For the last week and a half, I’ve mostly been away from the internet. I like to do this sometimes, especially when I’m traveling or working on a large writing project. In this case, it was both–a book proposal due at the end of the month and a trip back home to attend an awesome conference for the internet-based radio station that hosts my podcast. The whole trip was a wonderful mix of visiting familiar friends and family, networking with new colleagues, and writing.
On the (long) bus and train ride from Toronto to Wisconsin, I finished re-reading Anna Karenina, which I started all the way back during Lent and only now finished.
But my belated conclusion of the novel was fitting in several ways.
First, it meant I got to read the conclusion of the novel while sitting on a train–and if you know anything about Anna Karenina, you will know why this gave me goosebumps (promptly before falling asleep book in hand, because Quiet Cars on Amtrak trains are one of the best, most relaxing transportational inventions I know of!)
More importantly, I got to read the last pages on my native territory.
This basically amounts to what Oprah would call a “full circle moment,” because this was where I read the novel the first time, the summer before I entered graduate school. Like a perfect bookend, I found myself finishing the novel the first summer after graduate school–nearly nine years to the day after finishing it the first time.
In the meantime, I’ve completed two advanced degrees in two separate disciplines, I’ve moved across the US once and from there to two different countries, I’ve made a major religious conversion, gotten married to someone of a vastly different cultural background than my own, and I’ve started my own business. In short, it’s been a decade of MLCs (Major Life Changes).
I wasn’t sure how it would go, reading Anna a second time around (Yes, we’re on a first-name basis by now). The first time, I loved it. It felt so real, so familiar, so relevant. I always looked back on the novel as though it were an old, familiar friend that I could return to at any time.
But with all these changes, I wondered if maybe it would be awkward. I wondered if we were the type of friends who could pick up right where we left off, or the kind that spends their time constantly sipping from their water glasses to mask the lack of flowing conversation.
Paul Coelho once said, “I’m someone who is constantly trying to understand my place in the world, and literature is the best way that I found in order to see myself.” Like holding up a mirror, Anna Karenina has always been one of those novels that allows me to see myself.
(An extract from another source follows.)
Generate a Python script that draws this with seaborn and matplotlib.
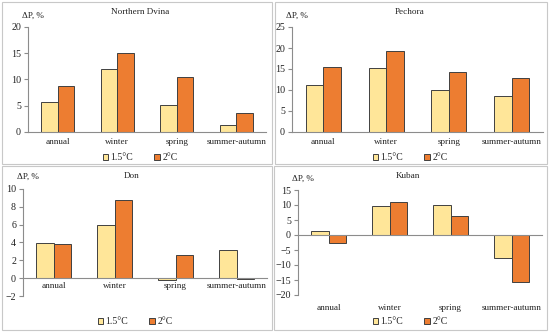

The first time I read it, I saw myself most in the character of Levin. A highly educated landowner (and avowed atheist until the very last pages), Levin spends much of the novel basically disgruntled by the concerns of his intellectual peers: politics, science, intellectual pursuits etc. Instead, he gravitates towards the simplicity of agriculture, of bringing bounty from the land, and the rich family life he cultivates in the country with his wife, far from the grasp of urban life that seems to spoil the marriages of everyone they know. It is this appreciation for the simple gifts of life that softens Levin’s soul by the end of the novel. I saw myself in Levin because I hoped graduate school–with all its intellectual demands–would not turn me into someone who was too high and lofty to appreciate the tiny beauties life has to offer.
Now that graduate school is behind me, I see I have more in common with Levin than before. Academia did not harden me to the softer, quieter joys of life: family, friends, cultivating beauty and simplicity. In fact, I think it was the ability to maintain my appreciation for these joys that helped me eventually to see that academia and I were not going to work out long-term. For me, it was too much solitude, too much laying aside of my relationships and self to fit the mold of something I wasn’t.
Choosing to embark on my own path–editing, writing, consulting–was akin to Levin returning to his land, his peasants, and giving himself permission to just be. I find beauty here, and connection. I find freedom in the patchwork quilt of diverse clients and projects and people I encounter. I’d still much rather have an actual farm to manage (yet another character trait I share with Levin) but… urban sprawl. For now, my work is my farm. And for now, it is beautiful.
It’s not often one has the experience of reading a novel that feels so near and immediate to one’s own life. It’s even less common that the same novel will continue to speak to one’s circumstances nearly a decade later, after numerous changes in lifestyle and geographic location.
Have you ever read a novel that felt like home?